══ Data

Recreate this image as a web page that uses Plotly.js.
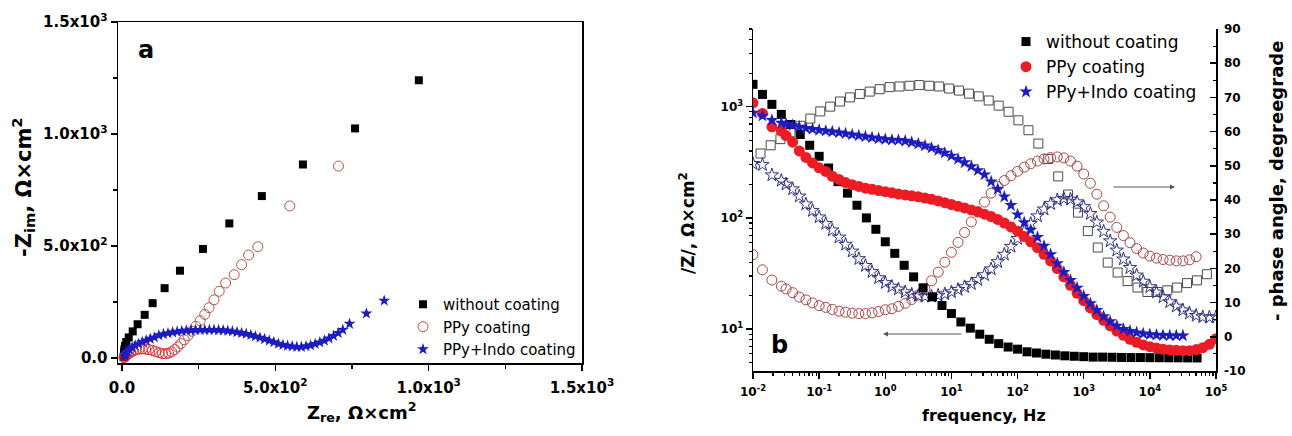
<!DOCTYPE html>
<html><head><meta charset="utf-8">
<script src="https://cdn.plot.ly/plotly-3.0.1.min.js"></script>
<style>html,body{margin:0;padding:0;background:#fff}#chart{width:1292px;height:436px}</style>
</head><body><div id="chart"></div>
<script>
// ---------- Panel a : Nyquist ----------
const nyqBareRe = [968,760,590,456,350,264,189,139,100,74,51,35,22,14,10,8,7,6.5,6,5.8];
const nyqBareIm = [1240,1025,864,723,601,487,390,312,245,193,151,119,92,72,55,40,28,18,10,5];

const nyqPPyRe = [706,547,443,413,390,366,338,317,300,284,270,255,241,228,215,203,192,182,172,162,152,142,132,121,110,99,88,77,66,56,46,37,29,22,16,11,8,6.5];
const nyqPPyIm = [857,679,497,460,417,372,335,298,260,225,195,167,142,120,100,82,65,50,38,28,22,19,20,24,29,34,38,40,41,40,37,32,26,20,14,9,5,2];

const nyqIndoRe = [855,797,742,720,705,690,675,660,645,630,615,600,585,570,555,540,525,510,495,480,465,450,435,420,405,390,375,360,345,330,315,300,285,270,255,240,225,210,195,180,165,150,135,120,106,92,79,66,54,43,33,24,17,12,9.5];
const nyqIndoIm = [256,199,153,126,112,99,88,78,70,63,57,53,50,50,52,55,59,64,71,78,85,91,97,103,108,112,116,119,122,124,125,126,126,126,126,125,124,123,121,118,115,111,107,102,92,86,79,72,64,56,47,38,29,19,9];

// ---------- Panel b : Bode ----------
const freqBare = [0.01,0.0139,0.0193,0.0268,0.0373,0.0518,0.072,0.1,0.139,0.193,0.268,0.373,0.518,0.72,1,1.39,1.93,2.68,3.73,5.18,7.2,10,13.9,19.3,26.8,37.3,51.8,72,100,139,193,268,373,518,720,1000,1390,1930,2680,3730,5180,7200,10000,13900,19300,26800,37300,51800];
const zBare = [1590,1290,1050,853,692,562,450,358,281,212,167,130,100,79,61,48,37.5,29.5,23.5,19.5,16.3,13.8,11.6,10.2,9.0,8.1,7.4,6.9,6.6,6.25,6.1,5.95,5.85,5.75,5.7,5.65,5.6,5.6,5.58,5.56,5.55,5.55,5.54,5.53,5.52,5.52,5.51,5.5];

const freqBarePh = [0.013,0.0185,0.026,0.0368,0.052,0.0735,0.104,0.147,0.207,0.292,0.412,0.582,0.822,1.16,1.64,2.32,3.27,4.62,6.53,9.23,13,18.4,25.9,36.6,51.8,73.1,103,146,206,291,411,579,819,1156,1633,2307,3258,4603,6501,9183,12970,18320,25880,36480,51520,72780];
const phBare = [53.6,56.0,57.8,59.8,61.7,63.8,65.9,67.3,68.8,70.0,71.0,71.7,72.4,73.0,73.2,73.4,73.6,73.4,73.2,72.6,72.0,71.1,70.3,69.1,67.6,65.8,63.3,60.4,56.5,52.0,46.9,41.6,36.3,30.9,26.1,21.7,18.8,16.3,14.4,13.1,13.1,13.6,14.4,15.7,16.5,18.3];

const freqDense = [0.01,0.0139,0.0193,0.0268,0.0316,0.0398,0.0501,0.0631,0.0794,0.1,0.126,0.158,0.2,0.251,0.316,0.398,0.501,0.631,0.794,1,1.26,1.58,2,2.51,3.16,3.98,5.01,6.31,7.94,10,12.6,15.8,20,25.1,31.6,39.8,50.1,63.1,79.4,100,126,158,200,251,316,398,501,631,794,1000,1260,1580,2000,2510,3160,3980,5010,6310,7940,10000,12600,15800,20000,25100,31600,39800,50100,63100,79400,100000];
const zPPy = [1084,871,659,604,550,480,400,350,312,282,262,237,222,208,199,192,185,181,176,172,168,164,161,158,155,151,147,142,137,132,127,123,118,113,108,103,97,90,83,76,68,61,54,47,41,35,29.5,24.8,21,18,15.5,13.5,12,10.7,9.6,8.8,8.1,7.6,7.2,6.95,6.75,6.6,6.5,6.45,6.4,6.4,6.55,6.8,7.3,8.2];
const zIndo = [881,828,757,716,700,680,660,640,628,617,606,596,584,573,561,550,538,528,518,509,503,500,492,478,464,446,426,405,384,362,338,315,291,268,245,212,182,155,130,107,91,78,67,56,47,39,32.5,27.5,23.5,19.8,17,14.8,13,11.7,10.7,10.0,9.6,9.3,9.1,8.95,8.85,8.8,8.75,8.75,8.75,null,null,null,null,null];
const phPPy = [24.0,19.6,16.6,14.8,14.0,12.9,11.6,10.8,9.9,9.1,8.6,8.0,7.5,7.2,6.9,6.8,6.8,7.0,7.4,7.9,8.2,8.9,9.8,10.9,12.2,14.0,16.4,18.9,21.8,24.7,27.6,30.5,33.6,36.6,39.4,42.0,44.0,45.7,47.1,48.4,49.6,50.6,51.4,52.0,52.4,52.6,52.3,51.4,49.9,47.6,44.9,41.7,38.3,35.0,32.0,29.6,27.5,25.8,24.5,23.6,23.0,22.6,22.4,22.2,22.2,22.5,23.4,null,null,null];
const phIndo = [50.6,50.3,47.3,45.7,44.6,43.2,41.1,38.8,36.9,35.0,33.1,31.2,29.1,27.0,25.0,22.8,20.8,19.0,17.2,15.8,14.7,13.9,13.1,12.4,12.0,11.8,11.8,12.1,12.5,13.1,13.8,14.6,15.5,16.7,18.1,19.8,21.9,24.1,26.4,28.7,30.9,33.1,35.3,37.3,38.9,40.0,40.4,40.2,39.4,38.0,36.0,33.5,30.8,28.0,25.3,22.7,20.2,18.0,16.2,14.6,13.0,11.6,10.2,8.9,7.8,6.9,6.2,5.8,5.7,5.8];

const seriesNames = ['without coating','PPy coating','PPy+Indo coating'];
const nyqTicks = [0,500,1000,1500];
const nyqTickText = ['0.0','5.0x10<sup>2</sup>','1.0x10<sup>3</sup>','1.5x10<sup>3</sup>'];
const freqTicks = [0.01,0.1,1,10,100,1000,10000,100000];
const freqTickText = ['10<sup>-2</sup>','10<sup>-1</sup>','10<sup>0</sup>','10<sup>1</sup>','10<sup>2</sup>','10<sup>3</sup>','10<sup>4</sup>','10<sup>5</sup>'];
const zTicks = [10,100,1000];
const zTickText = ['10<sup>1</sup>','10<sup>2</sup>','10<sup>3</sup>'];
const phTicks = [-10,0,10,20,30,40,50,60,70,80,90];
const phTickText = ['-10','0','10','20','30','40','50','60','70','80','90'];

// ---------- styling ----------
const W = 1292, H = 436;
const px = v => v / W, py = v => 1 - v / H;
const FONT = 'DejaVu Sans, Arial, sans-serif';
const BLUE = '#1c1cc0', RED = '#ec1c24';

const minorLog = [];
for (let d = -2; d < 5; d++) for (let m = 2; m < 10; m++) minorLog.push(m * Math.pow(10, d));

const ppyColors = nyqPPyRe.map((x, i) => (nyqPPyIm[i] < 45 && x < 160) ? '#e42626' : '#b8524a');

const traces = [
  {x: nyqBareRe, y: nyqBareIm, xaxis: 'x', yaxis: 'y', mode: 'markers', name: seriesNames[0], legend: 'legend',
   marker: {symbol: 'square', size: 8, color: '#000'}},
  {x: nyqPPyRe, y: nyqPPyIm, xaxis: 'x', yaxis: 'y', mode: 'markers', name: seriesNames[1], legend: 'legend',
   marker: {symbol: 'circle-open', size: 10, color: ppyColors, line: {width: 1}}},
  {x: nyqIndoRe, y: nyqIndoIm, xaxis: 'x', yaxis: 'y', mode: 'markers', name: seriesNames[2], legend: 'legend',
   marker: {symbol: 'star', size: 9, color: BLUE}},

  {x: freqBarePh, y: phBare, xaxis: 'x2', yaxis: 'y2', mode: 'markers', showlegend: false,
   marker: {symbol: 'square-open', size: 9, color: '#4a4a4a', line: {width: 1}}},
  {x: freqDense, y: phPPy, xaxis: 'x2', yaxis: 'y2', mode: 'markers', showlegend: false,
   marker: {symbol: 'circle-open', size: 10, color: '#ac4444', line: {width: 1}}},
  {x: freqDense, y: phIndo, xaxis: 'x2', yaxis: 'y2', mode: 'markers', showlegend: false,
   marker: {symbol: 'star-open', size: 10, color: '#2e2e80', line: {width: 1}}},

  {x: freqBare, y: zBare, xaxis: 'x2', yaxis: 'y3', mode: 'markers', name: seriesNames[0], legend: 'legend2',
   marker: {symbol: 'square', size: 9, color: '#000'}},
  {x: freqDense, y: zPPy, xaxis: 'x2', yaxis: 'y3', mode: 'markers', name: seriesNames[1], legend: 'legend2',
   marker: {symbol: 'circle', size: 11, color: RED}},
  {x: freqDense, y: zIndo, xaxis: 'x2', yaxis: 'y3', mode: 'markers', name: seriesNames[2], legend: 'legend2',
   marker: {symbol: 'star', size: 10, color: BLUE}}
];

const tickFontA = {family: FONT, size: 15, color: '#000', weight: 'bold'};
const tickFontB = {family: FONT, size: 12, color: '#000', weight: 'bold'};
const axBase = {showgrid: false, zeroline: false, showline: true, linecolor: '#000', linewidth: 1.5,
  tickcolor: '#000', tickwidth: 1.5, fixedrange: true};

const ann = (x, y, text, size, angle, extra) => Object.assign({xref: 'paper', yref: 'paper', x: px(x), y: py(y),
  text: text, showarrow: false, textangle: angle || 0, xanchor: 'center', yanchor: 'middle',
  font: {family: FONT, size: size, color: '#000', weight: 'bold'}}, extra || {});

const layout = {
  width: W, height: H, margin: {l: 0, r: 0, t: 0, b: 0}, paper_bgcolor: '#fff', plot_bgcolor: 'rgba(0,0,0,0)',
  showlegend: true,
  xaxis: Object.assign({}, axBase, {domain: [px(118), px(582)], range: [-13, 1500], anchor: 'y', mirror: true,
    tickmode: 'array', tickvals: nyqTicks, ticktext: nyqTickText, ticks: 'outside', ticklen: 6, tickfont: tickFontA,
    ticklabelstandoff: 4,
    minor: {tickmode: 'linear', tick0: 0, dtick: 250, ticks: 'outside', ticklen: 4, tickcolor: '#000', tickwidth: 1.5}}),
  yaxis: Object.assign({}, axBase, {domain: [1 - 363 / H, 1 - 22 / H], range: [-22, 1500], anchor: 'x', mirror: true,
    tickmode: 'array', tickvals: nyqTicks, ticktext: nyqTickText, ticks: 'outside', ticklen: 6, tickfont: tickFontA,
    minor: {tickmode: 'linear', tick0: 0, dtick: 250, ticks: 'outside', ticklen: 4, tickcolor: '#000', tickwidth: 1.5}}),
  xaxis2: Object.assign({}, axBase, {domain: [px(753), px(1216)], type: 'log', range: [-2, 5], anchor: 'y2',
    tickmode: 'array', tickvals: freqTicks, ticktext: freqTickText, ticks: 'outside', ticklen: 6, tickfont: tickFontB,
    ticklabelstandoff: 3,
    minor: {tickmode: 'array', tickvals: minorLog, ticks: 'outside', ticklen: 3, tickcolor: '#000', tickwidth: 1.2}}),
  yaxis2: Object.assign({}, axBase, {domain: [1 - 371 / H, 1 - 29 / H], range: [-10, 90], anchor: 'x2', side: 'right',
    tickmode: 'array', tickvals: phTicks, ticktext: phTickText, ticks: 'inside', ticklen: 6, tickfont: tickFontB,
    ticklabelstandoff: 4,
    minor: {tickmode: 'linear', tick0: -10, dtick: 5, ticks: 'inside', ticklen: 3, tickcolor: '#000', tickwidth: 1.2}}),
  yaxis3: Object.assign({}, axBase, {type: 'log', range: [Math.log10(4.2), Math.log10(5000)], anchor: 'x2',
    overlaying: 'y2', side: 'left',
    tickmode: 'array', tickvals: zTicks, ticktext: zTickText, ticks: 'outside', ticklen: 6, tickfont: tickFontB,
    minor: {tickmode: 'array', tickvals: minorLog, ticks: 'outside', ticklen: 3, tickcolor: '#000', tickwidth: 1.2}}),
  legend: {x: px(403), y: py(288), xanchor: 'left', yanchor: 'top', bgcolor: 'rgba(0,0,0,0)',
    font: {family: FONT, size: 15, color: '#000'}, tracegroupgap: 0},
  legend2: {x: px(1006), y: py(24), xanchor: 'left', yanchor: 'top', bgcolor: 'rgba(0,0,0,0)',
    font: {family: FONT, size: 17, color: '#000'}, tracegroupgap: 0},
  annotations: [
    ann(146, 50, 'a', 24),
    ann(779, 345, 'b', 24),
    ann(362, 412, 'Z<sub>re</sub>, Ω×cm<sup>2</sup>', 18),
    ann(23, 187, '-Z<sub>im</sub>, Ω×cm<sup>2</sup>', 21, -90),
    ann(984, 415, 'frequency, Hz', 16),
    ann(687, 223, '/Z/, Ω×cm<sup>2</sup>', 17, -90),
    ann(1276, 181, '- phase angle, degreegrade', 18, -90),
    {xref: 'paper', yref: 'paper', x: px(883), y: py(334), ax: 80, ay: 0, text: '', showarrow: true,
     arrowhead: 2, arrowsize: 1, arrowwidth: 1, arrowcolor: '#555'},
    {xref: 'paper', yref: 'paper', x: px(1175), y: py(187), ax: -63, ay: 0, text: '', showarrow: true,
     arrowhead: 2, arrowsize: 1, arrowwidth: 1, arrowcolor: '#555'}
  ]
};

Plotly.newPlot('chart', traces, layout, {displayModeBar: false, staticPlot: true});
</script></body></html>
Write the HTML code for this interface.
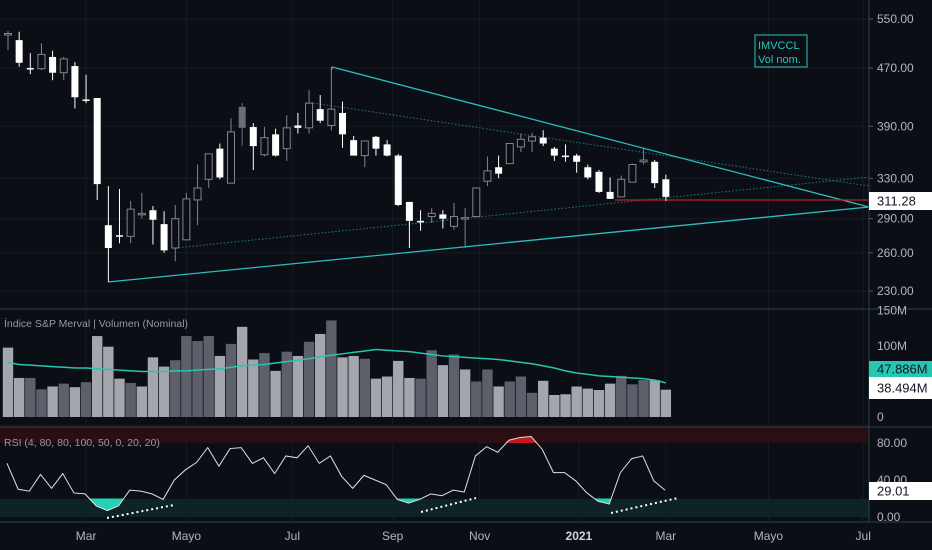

════

Work required>
Report how many lines of the records above contain the word "this", giving only the number.

Result>
2